Hotel World is compelling...precisely because it suggests shifting yet coherent perspectives rather than simplifying lives into rigid, inert realities. Most impressively, Smith has mastered sophisticated literary techniques, which never intrude or bog down a delectable narrative of human perception and rumination. Apart from establishing Ali Smith as a novelist with the skills of a Martin Amis and Samuel Beckett combined, Hotel World is a damn good read
San Francisco Chronicle


[In] Smith's hands, this slender plot serves as an excuse for a delightfully inventive, exuberant, fierce novel of which the real star is not the dead Sara, or any of the living characters, but the author's vivid, fluent, highly readable prose.

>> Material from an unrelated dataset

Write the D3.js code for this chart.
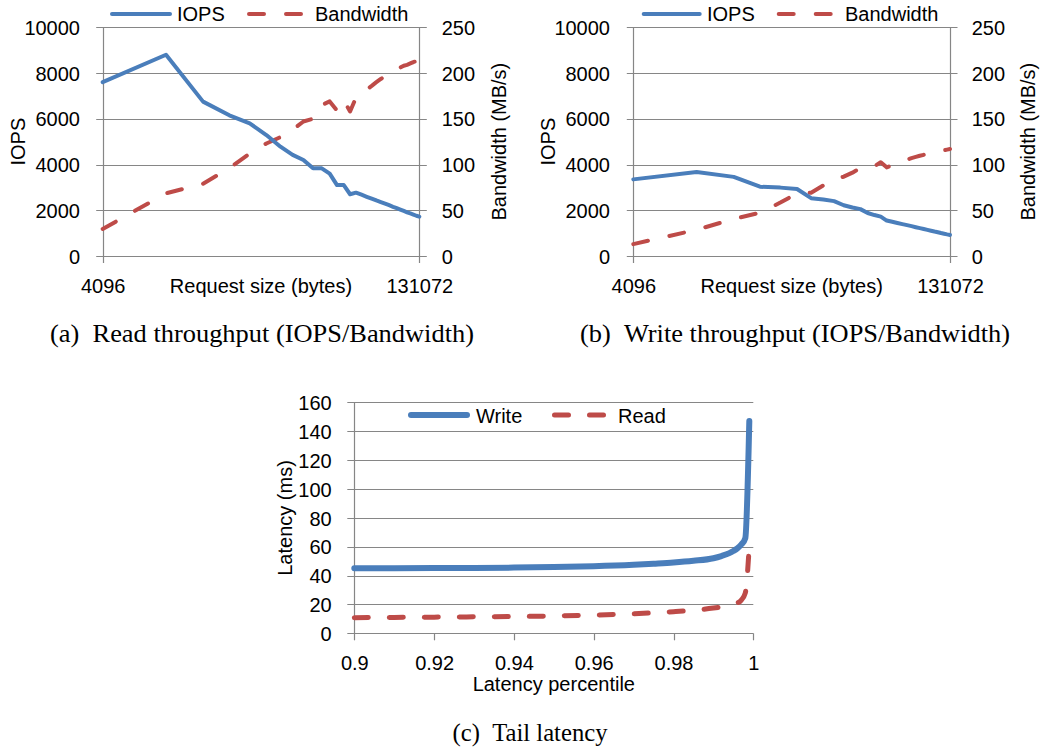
<!DOCTYPE html>
<html>
<head>
<meta charset="utf-8">
<script src="https://cdn.jsdelivr.net/npm/d3@7"></script>
<style>
  html, body { margin: 0; padding: 0; background: #fff; }
  svg { display: block; }
  .lbl { font-family: "Liberation Sans", Arial, sans-serif; font-size: 20px; fill: #000; }
  .cap { font-family: "Liberation Serif", "Times New Roman", serif; font-size: 26px; fill: #000; }
</style>
</head>
<body>
<svg id="chart" width="1040" height="749"></svg>
<script>
// ---------------- DATA ----------------
const requestSizes = [4096, 8192, 12288, 16384, 20480, 24576, 28672, 32768, 36864, 40960,
  45056, 49152, 53248, 57344, 61440, 65536, 69632, 73728, 77824, 81920, 86016, 90112,
  94208, 98304, 102400, 106496, 110592, 114688, 118784, 122880, 126976, 131072];

const readIOPS = [7600, 8800, 6750, 6150, 5800, 5290, 4780, 4420, 4200, 3835,
  3835, 3600, 3100, 3100, 2700, 2770, 2680, 2590, 2510, 2430, 2360, 2290,
  2220, 2150, 2090, 2030, 1970, 1910, 1860, 1810, 1760, 1720];
const readBandwidth = [29.5, 68.5, 79, 96, 112, 123, 130, 138, 147, 150,
  165, 169, 159, 170, 158, 173, 178, 182, 186, 190, 193.5, 196.5,
  199.5, 201.5, 204, 206, 208, 209, 210.5, 212, 213, 215];

const writeIOPS = [3350, 3670, 3460, 3030, 2990, 2930, 2530, 2470, 2400, 2220,
  2120, 2050, 1880, 1790, 1720, 1550, 1495, 1445, 1395, 1350, 1305, 1260,
  1220, 1180, 1140, 1105, 1070, 1040, 1005, 975, 945, 920];
const writeBandwidth = [13, 28.7, 40.5, 47.3, 58.4, 68.5, 69.2, 77.2, 84.4, 86.7,
  91.1, 96.1, 95.5, 98, 102.5, 96.9, 99.3, 101.6, 103.5, 105.3, 107, 108.3,
  109.6, 110.6, 111.5, 112.4, 113.2, 114, 114.8, 115.6, 116.3, 117];

const iopsTicks = [0, 2000, 4000, 6000, 8000, 10000];
const bandwidthTicks = [0, 50, 100, 150, 200, 250];
const sizeTicks = [4096, 131072];

const percentiles = [0.900, 0.910, 0.920, 0.930, 0.940, 0.950, 0.960, 0.970, 0.975, 0.980,
  0.985, 0.990, 0.992, 0.994, 0.995, 0.996, 0.997, 0.998, 0.999];
const writeLatency = [45.0, 45.1, 45.2, 45.3, 45.5, 45.9, 46.5, 47.5, 48.2, 49.0,
  50.2, 52.0, 53.5, 55.5, 57.0, 58.8, 61.5, 66.0, 147.0];
const readLatency = [10.8, 11.0, 11.2, 11.4, 11.6, 12.0, 12.6, 13.5, 14.2, 15.0,
  16.0, 17.5, 18.3, 19.3, 20.0, 21.0, 23.0, 28.0, 61.0];
const latencyTicks = [0, 20, 40, 60, 80, 100, 120, 140, 160];
const percentileTicks = [0.90, 0.92, 0.94, 0.96, 0.98, 1.00];
const percentileTickLabels = ["0.9", "0.92", "0.94", "0.96", "0.98", "1"];

// ---------------- STYLE ----------------
const BLUE = "#4a7ebb", RED = "#be4b48", GRID = "#868686";
const svg = d3.select("#chart");

function dualPanel(o) {
  const g = svg.append("g");
  const x = d3.scaleLog().base(2).domain([4096, 131072]).range([o.left, o.right]);
  const yL = d3.scaleLinear().domain([0, 10000]).range([o.bottom, o.top]);
  const yR = d3.scaleLinear().domain([0, 250]).range([o.bottom, o.top]);

  g.selectAll(".grid").data(iopsTicks).enter().append("line")
    .attr("x1", o.left - 6.5).attr("x2", o.right + 7.5)
    .attr("y1", d => Math.round(yL(d)) + 0.5).attr("y2", d => Math.round(yL(d)) + 0.5)
    .attr("stroke", GRID).attr("stroke-width", 1.2);
  g.selectAll(".vax").data(sizeTicks).enter().append("line")
    .attr("x1", d => Math.round(x(d)) + 0.5).attr("x2", d => Math.round(x(d)) + 0.5)
    .attr("y1", o.top).attr("y2", o.bottom + 7)
    .attr("stroke", GRID).attr("stroke-width", 1.2);

  const la = g.append("g").attr("transform", `translate(${o.leftLabelX},0)`)
    .call(d3.axisLeft(yL).tickValues(iopsTicks).tickSize(0).tickPadding(0).tickFormat(d3.format("d")));
  la.select(".domain").remove();
  la.selectAll("text").attr("class", "lbl").attr("x", 0).attr("dy", "0.36em").attr("text-anchor", "end");
  la.attr("font-size", null).attr("font-family", null);

  const ra = g.append("g").attr("transform", `translate(${o.rightLabelX},0)`)
    .call(d3.axisRight(yR).tickValues(bandwidthTicks).tickSize(0).tickPadding(0).tickFormat(d3.format("d")));
  ra.select(".domain").remove();
  ra.selectAll("text").attr("class", "lbl").attr("x", 0).attr("dy", "0.36em").attr("text-anchor", "start");
  ra.attr("font-size", null).attr("font-family", null);

  const xa = g.append("g").attr("transform", `translate(0,${o.xLabelY})`)
    .call(d3.axisBottom(x).tickValues(sizeTicks).tickSize(0).tickPadding(0).tickFormat(d3.format("d")));
  xa.select(".domain").remove();
  xa.selectAll("text").attr("class", "lbl").attr("y", 0).attr("dy", 0).attr("text-anchor", "middle");
  xa.attr("font-size", null).attr("font-family", null);

  g.append("text").attr("class", "lbl").attr("text-anchor", "middle")
    .attr("x", (o.left + o.right) / 2).attr("y", o.xLabelY).text("Request size (bytes)");
  g.append("text").attr("class", "lbl").attr("text-anchor", "middle")
    .attr("transform", `translate(${o.leftTitleX},${(o.top + o.bottom) / 2}) rotate(-90)`).text("IOPS");
  g.append("text").attr("class", "lbl").attr("text-anchor", "middle")
    .attr("transform", `translate(${o.rightTitleX},${(o.top + o.bottom) / 2}) rotate(-90)`).text("Bandwidth (MB/s)");

  const lineL = d3.line().x((d, i) => x(requestSizes[i])).y(d => yL(d));
  const lineR = d3.line().x((d, i) => x(requestSizes[i])).y(d => yR(d));
  g.append("path").attr("d", lineR(o.bw)).attr("fill", "none").attr("stroke", RED)
    .attr("stroke-width", 4).attr("stroke-dasharray", "15 22").attr("stroke-linecap", "round").attr("stroke-linejoin", "round");
  g.append("path").attr("d", lineL(o.iops)).attr("fill", "none").attr("stroke", BLUE)
    .attr("stroke-width", 4).attr("stroke-linecap", "round").attr("stroke-linejoin", "round");

  const lg = g.append("g");
  lg.append("line").attr("x1", o.leg[0] + 2).attr("x2", o.leg[1] - 2).attr("y1", 14).attr("y2", 14)
    .attr("stroke", BLUE).attr("stroke-width", 4).attr("stroke-linecap", "round");
  lg.append("text").attr("class", "lbl").attr("x", o.leg[2]).attr("y", 20.7).text("IOPS");
  lg.append("line").attr("x1", o.leg[3] + 2).attr("x2", o.leg[4] - 2).attr("y1", 14).attr("y2", 14)
    .attr("stroke", RED).attr("stroke-width", 4).attr("stroke-dasharray", "15 22").attr("stroke-linecap", "round");
  lg.append("text").attr("class", "lbl").attr("x", o.leg[5]).attr("y", 20.7).text("Bandwidth");

  g.append("text").attr("class", "cap").attr("text-anchor", "middle")
    .attr("x", o.capX).attr("y", 342).attr("textLength", o.capW).attr("lengthAdjust", "spacingAndGlyphs")
    .text(o.caption);
}

dualPanel({
  left: 102.7, right: 419.3, top: 27.3, bottom: 256,
  leftLabelX: 80, rightLabelX: 441.7, xLabelY: 292.7, leftTitleX: 25, rightTitleX: 506,
  iops: readIOPS, bw: readBandwidth,
  leg: [110, 172, 177, 247, 303, 315],
  caption: "(a)\u00a0\u00a0Read throughput (IOPS/Bandwidth)", capX: 262, capW: 424
});
dualPanel({
  left: 633.3, right: 950, top: 27.3, bottom: 256,
  leftLabelX: 610, rightLabelX: 971.7, xLabelY: 292.7, leftTitleX: 555, rightTitleX: 1035,
  iops: writeIOPS, bw: writeBandwidth,
  leg: [641.7, 701.7, 707, 776.7, 833, 845],
  caption: "(b)\u00a0\u00a0Write throughput (IOPS/Bandwidth)", capX: 795, capW: 430
});

// ---------------- PANEL (c) ----------------
(function () {
  const g = svg.append("g");
  const left = 354.3, right = 753.3, top = 402.3, bottom = 633.3;
  const x = d3.scaleLinear().domain([0.9, 1.0]).range([left, right]);
  const y = d3.scaleLinear().domain([0, 160]).range([bottom, top]);

  g.selectAll(".grid").data(latencyTicks).enter().append("line")
    .attr("x1", left - 7).attr("x2", right)
    .attr("y1", d => Math.round(y(d)) + 0.5).attr("y2", d => Math.round(y(d)) + 0.5)
    .attr("stroke", GRID).attr("stroke-width", 1.2);
  g.append("line").attr("x1", Math.round(left) + 0.5).attr("x2", Math.round(left) + 0.5)
    .attr("y1", top).attr("y2", bottom).attr("stroke", GRID).attr("stroke-width", 1.2);
  g.selectAll(".xt").data(percentileTicks).enter().append("line")
    .attr("x1", d => Math.round(x(d)) + 0.5).attr("x2", d => Math.round(x(d)) + 0.5)
    .attr("y1", bottom).attr("y2", bottom + 7).attr("stroke", GRID).attr("stroke-width", 1.2);

  const ya = g.append("g").attr("transform", "translate(331.7,0)")
    .call(d3.axisLeft(y).tickValues(latencyTicks).tickSize(0).tickPadding(0).tickFormat(d3.format("d")));
  ya.select(".domain").remove();
  ya.selectAll("text").attr("class", "lbl").attr("x", 0).attr("dy", "0.36em").attr("text-anchor", "end");
  ya.attr("font-size", null).attr("font-family", null);

  const xa = g.append("g").attr("transform", "translate(0,670)")
    .call(d3.axisBottom(x).tickValues(percentileTicks).tickSize(0).tickPadding(0)
      .tickFormat((d, i) => percentileTickLabels[i]));
  xa.select(".domain").remove();
  xa.selectAll("text").attr("class", "lbl").attr("y", 0).attr("dy", 0).attr("text-anchor", "middle");
  xa.attr("font-size", null).attr("font-family", null);

  g.append("text").attr("class", "lbl").attr("text-anchor", "middle")
    .attr("x", (left + right) / 2).attr("y", 691).text("Latency percentile");
  g.append("text").attr("class", "lbl").attr("text-anchor", "middle")
    .attr("transform", `translate(292,518) rotate(-90)`).text("Latency (ms)");

  const line = d3.line().x((d, i) => x(percentiles[i])).y(d => y(d)).curve(d3.curveMonotoneX);
  g.append("path").attr("d", line(readLatency)).attr("fill", "none").attr("stroke", RED)
    .attr("stroke-width", 5).attr("stroke-dasharray", "14 21").attr("stroke-linecap", "round").attr("stroke-linejoin", "round");
  g.append("path").attr("d", line(writeLatency)).attr("fill", "none").attr("stroke", BLUE)
    .attr("stroke-width", 6).attr("stroke-linecap", "round").attr("stroke-linejoin", "round");

  g.append("line").attr("x1", 411).attr("x2", 467).attr("y1", 415).attr("y2", 415)
    .attr("stroke", BLUE).attr("stroke-width", 6).attr("stroke-linecap", "round");
  g.append("text").attr("class", "lbl").attr("x", 476).attr("y", 423).text("Write");
  g.append("line").attr("x1", 554.5).attr("x2", 604.5).attr("y1", 415).attr("y2", 415)
    .attr("stroke", RED).attr("stroke-width", 5).attr("stroke-dasharray", "14 21").attr("stroke-linecap", "round");
  g.append("text").attr("class", "lbl").attr("x", 618).attr("y", 423).text("Read");

  g.append("text").attr("class", "cap").attr("text-anchor", "middle")
    .attr("x", 530).attr("y", 741).attr("textLength", 155).attr("lengthAdjust", "spacingAndGlyphs")
    .text("(c)\u00a0\u00a0Tail latency");
})();
</script>
</body>
</html>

Hotel World was a well-deserved finalist last year for two prestigious British prizes: the Orange Prize and the Booker Prize.... I can't begin to paraphrase all that this dazzling book conveys about humanity and mortality.
Margot Livesey - Newsday


Featured are five women whose lives (and a death) overlap at the Global Hotel, a generic establishment in an unnamed city in England.... Smith's narrative style varies with each character and is generally exciting and quite successful, although some readers will find the acrobatics tiring. The connections she makes between the characters across class lines and even across the line between life and death are driven home in a beautifully lyrical coda.
Publishers Weekly


A heartfelt and introspective ghost story, Hotel World begins at the end and works backward and then meanders some in between.... [C]haracters come together in a tender, moving story of innocence, love, and kindness. Highly recommended. —Lisa Nussbaum, Dauphin Cty. Lib. Syst., Harrisburg, PA
Library Journal


A...verbally high-speed tale of a girl's death that may touch some but will seem mainly airy to others..... The pieces do finally come together, yet all remains oddly mechanical, no matter how many words and pages accumulate, and accumulate, and accumulate. One feels as though Smith were taking as long as possible on as little as possible to make things seem as important as possible.